> _Problem statement_: Copy each line below exactly and leave the pictures out.

> _Data excerpt_:
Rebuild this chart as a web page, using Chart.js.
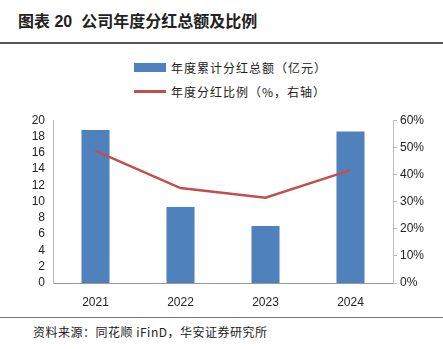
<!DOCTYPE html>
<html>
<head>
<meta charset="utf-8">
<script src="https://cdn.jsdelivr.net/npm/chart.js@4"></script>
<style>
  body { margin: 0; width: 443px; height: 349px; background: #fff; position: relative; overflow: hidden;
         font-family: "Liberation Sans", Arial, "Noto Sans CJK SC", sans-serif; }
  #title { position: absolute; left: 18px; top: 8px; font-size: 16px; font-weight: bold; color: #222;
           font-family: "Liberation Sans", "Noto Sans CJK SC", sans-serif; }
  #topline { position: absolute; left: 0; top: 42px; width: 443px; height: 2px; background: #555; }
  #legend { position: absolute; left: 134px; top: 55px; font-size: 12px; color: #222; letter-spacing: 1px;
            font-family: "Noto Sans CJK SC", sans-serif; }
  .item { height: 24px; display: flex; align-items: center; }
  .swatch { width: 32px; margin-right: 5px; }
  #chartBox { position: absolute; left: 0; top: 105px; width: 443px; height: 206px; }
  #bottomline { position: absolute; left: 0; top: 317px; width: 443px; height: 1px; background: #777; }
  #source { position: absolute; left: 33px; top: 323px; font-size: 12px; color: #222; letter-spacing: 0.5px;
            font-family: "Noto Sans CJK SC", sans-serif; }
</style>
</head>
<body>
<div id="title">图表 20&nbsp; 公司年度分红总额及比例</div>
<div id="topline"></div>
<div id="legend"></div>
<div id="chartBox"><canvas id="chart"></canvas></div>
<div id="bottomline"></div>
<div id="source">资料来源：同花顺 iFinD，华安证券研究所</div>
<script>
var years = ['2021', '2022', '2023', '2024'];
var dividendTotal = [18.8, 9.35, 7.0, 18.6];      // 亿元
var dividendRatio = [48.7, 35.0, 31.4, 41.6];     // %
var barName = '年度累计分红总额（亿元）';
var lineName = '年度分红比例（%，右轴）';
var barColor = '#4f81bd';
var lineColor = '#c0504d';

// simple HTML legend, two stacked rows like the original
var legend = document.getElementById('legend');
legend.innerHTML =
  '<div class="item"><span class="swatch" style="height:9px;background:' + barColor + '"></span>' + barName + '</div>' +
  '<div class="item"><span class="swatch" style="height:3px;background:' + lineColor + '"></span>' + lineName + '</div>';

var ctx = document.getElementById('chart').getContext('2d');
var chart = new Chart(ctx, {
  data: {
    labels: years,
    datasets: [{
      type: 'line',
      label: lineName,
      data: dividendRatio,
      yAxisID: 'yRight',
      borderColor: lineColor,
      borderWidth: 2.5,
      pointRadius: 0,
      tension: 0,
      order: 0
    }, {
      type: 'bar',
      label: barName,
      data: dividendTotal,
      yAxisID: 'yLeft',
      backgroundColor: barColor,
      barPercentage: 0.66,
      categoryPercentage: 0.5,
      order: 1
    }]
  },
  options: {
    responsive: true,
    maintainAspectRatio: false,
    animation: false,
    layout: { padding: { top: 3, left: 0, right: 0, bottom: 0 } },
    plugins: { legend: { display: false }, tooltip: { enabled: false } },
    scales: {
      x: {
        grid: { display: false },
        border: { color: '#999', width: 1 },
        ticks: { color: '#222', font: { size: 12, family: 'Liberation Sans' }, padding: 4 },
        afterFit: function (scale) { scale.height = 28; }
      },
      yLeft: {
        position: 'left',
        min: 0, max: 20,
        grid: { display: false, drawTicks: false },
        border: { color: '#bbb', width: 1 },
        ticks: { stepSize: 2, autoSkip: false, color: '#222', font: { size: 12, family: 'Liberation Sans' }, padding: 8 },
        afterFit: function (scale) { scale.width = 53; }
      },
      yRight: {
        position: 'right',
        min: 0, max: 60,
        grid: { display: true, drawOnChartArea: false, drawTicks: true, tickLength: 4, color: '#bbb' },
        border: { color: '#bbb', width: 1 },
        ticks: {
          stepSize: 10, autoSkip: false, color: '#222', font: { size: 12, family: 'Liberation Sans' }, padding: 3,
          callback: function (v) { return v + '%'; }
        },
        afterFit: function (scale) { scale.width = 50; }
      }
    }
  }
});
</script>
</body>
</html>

> _Response to this exercise_:
Rebuild this chart as a web page, using Chart.js.
<!DOCTYPE html>
<html>
<head>
<meta charset="utf-8">
<script src="https://cdn.jsdelivr.net/npm/chart.js@4"></script>
<style>
  body { margin: 0; width: 443px; height: 349px; background: #fff; position: relative; overflow: hidden;
         font-family: "Liberation Sans", Arial, "Noto Sans CJK SC", sans-serif; }
  #title { position: absolute; left: 18px; top: 8px; font-size: 16px; font-weight: bold; color: #222;
           font-family: "Liberation Sans", "Noto Sans CJK SC", sans-serif; }
  #topline { position: absolute; left: 0; top: 42px; width: 443px; height: 2px; background: #555; }
  #legend { position: absolute; left: 134px; top: 55px; font-size: 12px; color: #222; letter-spacing: 1px;
            font-family: "Noto Sans CJK SC", sans-serif; }
  .item { height: 24px; display: flex; align-items: center; }
  .swatch { width: 32px; margin-right: 5px; }
  #chartBox { position: absolute; left: 0; top: 105px; width: 443px; height: 206px; }
  #bottomline { position: absolute; left: 0; top: 317px; width: 443px; height: 1px; background: #777; }
  #source { position: absolute; left: 33px; top: 323px; font-size: 12px; color: #222; letter-spacing: 0.5px;
            font-family: "Noto Sans CJK SC", sans-serif; }
</style>
</head>
<body>
<div id="title">图表 20&nbsp; 公司年度分红总额及比例</div>
<div id="topline"></div>
<div id="legend"></div>
<div id="chartBox"><canvas id="chart"></canvas></div>
<div id="bottomline"></div>
<div id="source">资料来源：同花顺 iFinD，华安证券研究所</div>
<script>
var years = ['2021', '2022', '2023', '2024'];
var dividendTotal = [18.8, 9.35, 7.0, 18.6];      // 亿元
var dividendRatio = [48.7, 35.0, 31.4, 41.6];     // %
var barName = '年度累计分红总额（亿元）';
var lineName = '年度分红比例（%，右轴）';
var barColor = '#4f81bd';
var lineColor = '#c0504d';

// simple HTML legend, two stacked rows like the original
var legend = document.getElementById('legend');
legend.innerHTML =
  '<div class="item"><span class="swatch" style="height:9px;background:' + barColor + '"></span>' + barName + '</div>' +
  '<div class="item"><span class="swatch" style="height:3px;background:' + lineColor + '"></span>' + lineName + '</div>';

var ctx = document.getElementById('chart').getContext('2d');
var chart = new Chart(ctx, {
  data: {
    labels: years,
    datasets: [{
      type: 'line',
      label: lineName,
      data: dividendRatio,
      yAxisID: 'yRight',
      borderColor: lineColor,
      borderWidth: 2.5,
      pointRadius: 0,
      tension: 0,
      order: 0
    }, {
      type: 'bar',
      label: barName,
      data: dividendTotal,
      yAxisID: 'yLeft',
      backgroundColor: barColor,
      barPercentage: 0.66,
      categoryPercentage: 0.5,
      order: 1
    }]
  },
  options: {
    responsive: true,
    maintainAspectRatio: false,
    animation: false,
    layout: { padding: { top: 3, left: 0, right: 0, bottom: 0 } },
    plugins: { legend: { display: false }, tooltip: { enabled: false } },
    scales: {
      x: {
        grid: { display: false },
        border: { color: '#999', width: 1 },
        ticks: { color: '#222', font: { size: 12, family: 'Liberation Sans' }, padding: 4 },
        afterFit: function (scale) { scale.height = 28; }
      },
      yLeft: {
        position: 'left',
        min: 0, max: 20,
        grid: { display: false, drawTicks: false },
        border: { color: '#bbb', width: 1 },
        ticks: { stepSize: 2, autoSkip: false, color: '#222', font: { size: 12, family: 'Liberation Sans' }, padding: 8 },
        afterFit: function (scale) { scale.width = 53; }
      },
      yRight: {
        position: 'right',
        min: 0, max: 60,
        grid: { display: true, drawOnChartArea: false, drawTicks: true, tickLength: 4, color: '#bbb' },
        border: { color: '#bbb', width: 1 },
        ticks: {
          stepSize: 10, autoSkip: false, color: '#222', font: { size: 12, family: 'Liberation Sans' }, padding: 3,
          callback: function (v) { return v + '%'; }
        },
        afterFit: function (scale) { scale.width = 50; }
      }
    }
  }
});
</script>
</body>
</html>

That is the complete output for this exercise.